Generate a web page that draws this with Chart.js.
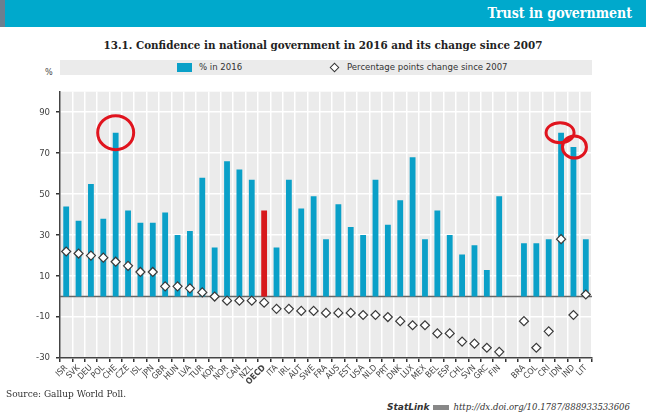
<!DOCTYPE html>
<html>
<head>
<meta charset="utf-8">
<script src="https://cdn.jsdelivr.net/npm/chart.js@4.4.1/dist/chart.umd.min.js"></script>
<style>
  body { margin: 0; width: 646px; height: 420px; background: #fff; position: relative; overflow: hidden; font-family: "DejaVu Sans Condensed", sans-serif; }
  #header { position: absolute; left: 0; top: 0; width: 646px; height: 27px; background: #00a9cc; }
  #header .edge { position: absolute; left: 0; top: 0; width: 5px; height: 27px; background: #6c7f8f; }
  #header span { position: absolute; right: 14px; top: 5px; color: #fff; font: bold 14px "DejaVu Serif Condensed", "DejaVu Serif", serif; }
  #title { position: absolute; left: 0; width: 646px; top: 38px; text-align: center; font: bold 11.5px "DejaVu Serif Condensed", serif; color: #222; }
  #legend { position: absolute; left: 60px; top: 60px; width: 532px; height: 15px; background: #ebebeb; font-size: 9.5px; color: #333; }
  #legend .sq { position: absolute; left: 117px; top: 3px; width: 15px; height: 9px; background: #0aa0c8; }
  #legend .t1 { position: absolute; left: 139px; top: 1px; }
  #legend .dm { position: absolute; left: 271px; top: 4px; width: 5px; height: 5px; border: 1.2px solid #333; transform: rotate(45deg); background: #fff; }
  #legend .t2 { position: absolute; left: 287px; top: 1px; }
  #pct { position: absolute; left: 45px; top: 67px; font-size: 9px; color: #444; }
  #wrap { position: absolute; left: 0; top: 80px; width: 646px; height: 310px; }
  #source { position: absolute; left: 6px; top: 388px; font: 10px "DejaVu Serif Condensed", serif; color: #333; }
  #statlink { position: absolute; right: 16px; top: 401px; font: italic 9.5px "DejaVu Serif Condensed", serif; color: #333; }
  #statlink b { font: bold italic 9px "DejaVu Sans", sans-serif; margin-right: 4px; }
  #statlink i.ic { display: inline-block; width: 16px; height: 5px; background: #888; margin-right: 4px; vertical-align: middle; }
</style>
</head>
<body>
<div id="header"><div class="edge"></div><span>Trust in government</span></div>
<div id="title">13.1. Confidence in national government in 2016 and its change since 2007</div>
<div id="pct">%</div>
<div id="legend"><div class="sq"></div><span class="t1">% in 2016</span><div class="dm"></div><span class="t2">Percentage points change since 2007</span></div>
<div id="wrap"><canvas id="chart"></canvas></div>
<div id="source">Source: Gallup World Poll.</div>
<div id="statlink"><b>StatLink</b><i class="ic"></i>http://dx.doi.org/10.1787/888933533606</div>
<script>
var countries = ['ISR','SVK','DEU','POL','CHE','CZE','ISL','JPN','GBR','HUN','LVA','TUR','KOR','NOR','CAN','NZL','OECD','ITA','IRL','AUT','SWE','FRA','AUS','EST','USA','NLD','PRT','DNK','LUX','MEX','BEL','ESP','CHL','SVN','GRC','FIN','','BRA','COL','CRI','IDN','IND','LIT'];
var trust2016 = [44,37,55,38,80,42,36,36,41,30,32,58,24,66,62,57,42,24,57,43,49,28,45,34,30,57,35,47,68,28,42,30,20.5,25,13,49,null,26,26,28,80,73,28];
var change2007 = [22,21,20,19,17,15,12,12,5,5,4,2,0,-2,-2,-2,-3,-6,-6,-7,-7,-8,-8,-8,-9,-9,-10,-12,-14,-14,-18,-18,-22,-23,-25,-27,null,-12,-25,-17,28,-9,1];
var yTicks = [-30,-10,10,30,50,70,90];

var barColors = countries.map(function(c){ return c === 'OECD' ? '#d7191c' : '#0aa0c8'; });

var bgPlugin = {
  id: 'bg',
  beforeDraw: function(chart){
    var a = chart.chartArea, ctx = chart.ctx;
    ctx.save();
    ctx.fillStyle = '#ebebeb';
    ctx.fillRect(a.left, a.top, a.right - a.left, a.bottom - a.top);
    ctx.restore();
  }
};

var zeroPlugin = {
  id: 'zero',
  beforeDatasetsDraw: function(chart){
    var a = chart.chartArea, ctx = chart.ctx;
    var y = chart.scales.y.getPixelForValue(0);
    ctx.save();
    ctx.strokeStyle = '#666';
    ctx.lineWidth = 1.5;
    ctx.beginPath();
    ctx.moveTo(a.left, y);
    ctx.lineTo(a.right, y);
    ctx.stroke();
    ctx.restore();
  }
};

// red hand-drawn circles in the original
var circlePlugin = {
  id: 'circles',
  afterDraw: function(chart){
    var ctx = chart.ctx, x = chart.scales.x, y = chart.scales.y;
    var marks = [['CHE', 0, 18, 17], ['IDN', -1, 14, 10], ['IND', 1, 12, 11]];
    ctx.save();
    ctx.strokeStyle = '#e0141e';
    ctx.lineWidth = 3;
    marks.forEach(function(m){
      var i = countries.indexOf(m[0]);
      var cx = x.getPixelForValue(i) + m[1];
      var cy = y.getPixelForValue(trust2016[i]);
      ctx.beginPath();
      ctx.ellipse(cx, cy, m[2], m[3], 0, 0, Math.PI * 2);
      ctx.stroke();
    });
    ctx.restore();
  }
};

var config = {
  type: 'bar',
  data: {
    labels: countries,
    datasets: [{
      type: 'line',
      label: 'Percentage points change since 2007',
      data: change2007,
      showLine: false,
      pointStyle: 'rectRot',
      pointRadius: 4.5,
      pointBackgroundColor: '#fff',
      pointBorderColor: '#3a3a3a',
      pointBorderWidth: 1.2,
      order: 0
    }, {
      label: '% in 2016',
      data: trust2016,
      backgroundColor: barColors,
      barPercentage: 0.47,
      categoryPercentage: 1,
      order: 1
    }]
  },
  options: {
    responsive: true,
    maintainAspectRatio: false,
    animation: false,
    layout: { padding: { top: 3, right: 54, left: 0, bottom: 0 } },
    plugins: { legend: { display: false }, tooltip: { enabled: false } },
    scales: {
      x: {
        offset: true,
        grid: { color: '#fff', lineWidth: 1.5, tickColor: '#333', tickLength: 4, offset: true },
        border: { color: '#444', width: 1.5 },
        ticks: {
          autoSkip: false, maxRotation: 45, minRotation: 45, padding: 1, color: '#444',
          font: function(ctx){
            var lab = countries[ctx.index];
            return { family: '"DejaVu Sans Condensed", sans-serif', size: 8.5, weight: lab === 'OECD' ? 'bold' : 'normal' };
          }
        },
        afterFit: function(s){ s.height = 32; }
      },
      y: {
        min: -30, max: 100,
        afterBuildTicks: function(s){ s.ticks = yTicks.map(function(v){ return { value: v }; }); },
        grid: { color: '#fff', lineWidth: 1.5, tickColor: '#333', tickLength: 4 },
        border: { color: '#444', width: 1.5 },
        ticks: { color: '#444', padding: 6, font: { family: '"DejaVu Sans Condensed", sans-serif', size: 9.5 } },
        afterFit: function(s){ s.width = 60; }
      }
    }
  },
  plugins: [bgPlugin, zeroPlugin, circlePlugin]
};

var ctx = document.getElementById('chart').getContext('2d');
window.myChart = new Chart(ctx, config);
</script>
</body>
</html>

(What you will do)
Replicate the material above verbatim; images stay out of the copy.

(Expected answer)
Generate a web page that draws this with Chart.js.
<!DOCTYPE html>
<html>
<head>
<meta charset="utf-8">
<script src="https://cdn.jsdelivr.net/npm/chart.js@4.4.1/dist/chart.umd.min.js"></script>
<style>
  body { margin: 0; width: 646px; height: 420px; background: #fff; position: relative; overflow: hidden; font-family: "DejaVu Sans Condensed", sans-serif; }
  #header { position: absolute; left: 0; top: 0; width: 646px; height: 27px; background: #00a9cc; }
  #header .edge { position: absolute; left: 0; top: 0; width: 5px; height: 27px; background: #6c7f8f; }
  #header span { position: absolute; right: 14px; top: 5px; color: #fff; font: bold 14px "DejaVu Serif Condensed", "DejaVu Serif", serif; }
  #title { position: absolute; left: 0; width: 646px; top: 38px; text-align: center; font: bold 11.5px "DejaVu Serif Condensed", serif; color: #222; }
  #legend { position: absolute; left: 60px; top: 60px; width: 532px; height: 15px; background: #ebebeb; font-size: 9.5px; color: #333; }
  #legend .sq { position: absolute; left: 117px; top: 3px; width: 15px; height: 9px; background: #0aa0c8; }
  #legend .t1 { position: absolute; left: 139px; top: 1px; }
  #legend .dm { position: absolute; left: 271px; top: 4px; width: 5px; height: 5px; border: 1.2px solid #333; transform: rotate(45deg); background: #fff; }
  #legend .t2 { position: absolute; left: 287px; top: 1px; }
  #pct { position: absolute; left: 45px; top: 67px; font-size: 9px; color: #444; }
  #wrap { position: absolute; left: 0; top: 80px; width: 646px; height: 310px; }
  #source { position: absolute; left: 6px; top: 388px; font: 10px "DejaVu Serif Condensed", serif; color: #333; }
  #statlink { position: absolute; right: 16px; top: 401px; font: italic 9.5px "DejaVu Serif Condensed", serif; color: #333; }
  #statlink b { font: bold italic 9px "DejaVu Sans", sans-serif; margin-right: 4px; }
  #statlink i.ic { display: inline-block; width: 16px; height: 5px; background: #888; margin-right: 4px; vertical-align: middle; }
</style>
</head>
<body>
<div id="header"><div class="edge"></div><span>Trust in government</span></div>
<div id="title">13.1. Confidence in national government in 2016 and its change since 2007</div>
<div id="pct">%</div>
<div id="legend"><div class="sq"></div><span class="t1">% in 2016</span><div class="dm"></div><span class="t2">Percentage points change since 2007</span></div>
<div id="wrap"><canvas id="chart"></canvas></div>
<div id="source">Source: Gallup World Poll.</div>
<div id="statlink"><b>StatLink</b><i class="ic"></i>http://dx.doi.org/10.1787/888933533606</div>
<script>
var countries = ['ISR','SVK','DEU','POL','CHE','CZE','ISL','JPN','GBR','HUN','LVA','TUR','KOR','NOR','CAN','NZL','OECD','ITA','IRL','AUT','SWE','FRA','AUS','EST','USA','NLD','PRT','DNK','LUX','MEX','BEL','ESP','CHL','SVN','GRC','FIN','','BRA','COL','CRI','IDN','IND','LIT'];
var trust2016 = [44,37,55,38,80,42,36,36,41,30,32,58,24,66,62,57,42,24,57,43,49,28,45,34,30,57,35,47,68,28,42,30,20.5,25,13,49,null,26,26,28,80,73,28];
var change2007 = [22,21,20,19,17,15,12,12,5,5,4,2,0,-2,-2,-2,-3,-6,-6,-7,-7,-8,-8,-8,-9,-9,-10,-12,-14,-14,-18,-18,-22,-23,-25,-27,null,-12,-25,-17,28,-9,1];
var yTicks = [-30,-10,10,30,50,70,90];

var barColors = countries.map(function(c){ return c === 'OECD' ? '#d7191c' : '#0aa0c8'; });

var bgPlugin = {
  id: 'bg',
  beforeDraw: function(chart){
    var a = chart.chartArea, ctx = chart.ctx;
    ctx.save();
    ctx.fillStyle = '#ebebeb';
    ctx.fillRect(a.left, a.top, a.right - a.left, a.bottom - a.top);
    ctx.restore();
  }
};

var zeroPlugin = {
  id: 'zero',
  beforeDatasetsDraw: function(chart){
    var a = chart.chartArea, ctx = chart.ctx;
    var y = chart.scales.y.getPixelForValue(0);
    ctx.save();
    ctx.strokeStyle = '#666';
    ctx.lineWidth = 1.5;
    ctx.beginPath();
    ctx.moveTo(a.left, y);
    ctx.lineTo(a.right, y);
    ctx.stroke();
    ctx.restore();
  }
};

// red hand-drawn circles in the original
var circlePlugin = {
  id: 'circles',
  afterDraw: function(chart){
    var ctx = chart.ctx, x = chart.scales.x, y = chart.scales.y;
    var marks = [['CHE', 0, 18, 17], ['IDN', -1, 14, 10], ['IND', 1, 12, 11]];
    ctx.save();
    ctx.strokeStyle = '#e0141e';
    ctx.lineWidth = 3;
    marks.forEach(function(m){
      var i = countries.indexOf(m[0]);
      var cx = x.getPixelForValue(i) + m[1];
      var cy = y.getPixelForValue(trust2016[i]);
      ctx.beginPath();
      ctx.ellipse(cx, cy, m[2], m[3], 0, 0, Math.PI * 2);
      ctx.stroke();
    });
    ctx.restore();
  }
};

var config = {
  type: 'bar',
  data: {
    labels: countries,
    datasets: [{
      type: 'line',
      label: 'Percentage points change since 2007',
      data: change2007,
      showLine: false,
      pointStyle: 'rectRot',
      pointRadius: 4.5,
      pointBackgroundColor: '#fff',
      pointBorderColor: '#3a3a3a',
      pointBorderWidth: 1.2,
      order: 0
    }, {
      label: '% in 2016',
      data: trust2016,
      backgroundColor: barColors,
      barPercentage: 0.47,
      categoryPercentage: 1,
      order: 1
    }]
  },
  options: {
    responsive: true,
    maintainAspectRatio: false,
    animation: false,
    layout: { padding: { top: 3, right: 54, left: 0, bottom: 0 } },
    plugins: { legend: { display: false }, tooltip: { enabled: false } },
    scales: {
      x: {
        offset: true,
        grid: { color: '#fff', lineWidth: 1.5, tickColor: '#333', tickLength: 4, offset: true },
        border: { color: '#444', width: 1.5 },
        ticks: {
          autoSkip: false, maxRotation: 45, minRotation: 45, padding: 1, color: '#444',
          font: function(ctx){
            var lab = countries[ctx.index];
            return { family: '"DejaVu Sans Condensed", sans-serif', size: 8.5, weight: lab === 'OECD' ? 'bold' : 'normal' };
          }
        },
        afterFit: function(s){ s.height = 32; }
      },
      y: {
        min: -30, max: 100,
        afterBuildTicks: function(s){ s.ticks = yTicks.map(function(v){ return { value: v }; }); },
        grid: { color: '#fff', lineWidth: 1.5, tickColor: '#333', tickLength: 4 },
        border: { color: '#444', width: 1.5 },
        ticks: { color: '#444', padding: 6, font: { family: '"DejaVu Sans Condensed", sans-serif', size: 9.5 } },
        afterFit: function(s){ s.width = 60; }
      }
    }
  },
  plugins: [bgPlugin, zeroPlugin, circlePlugin]
};

var ctx = document.getElementById('chart').getContext('2d');
window.myChart = new Chart(ctx, config);
</script>
</body>
</html>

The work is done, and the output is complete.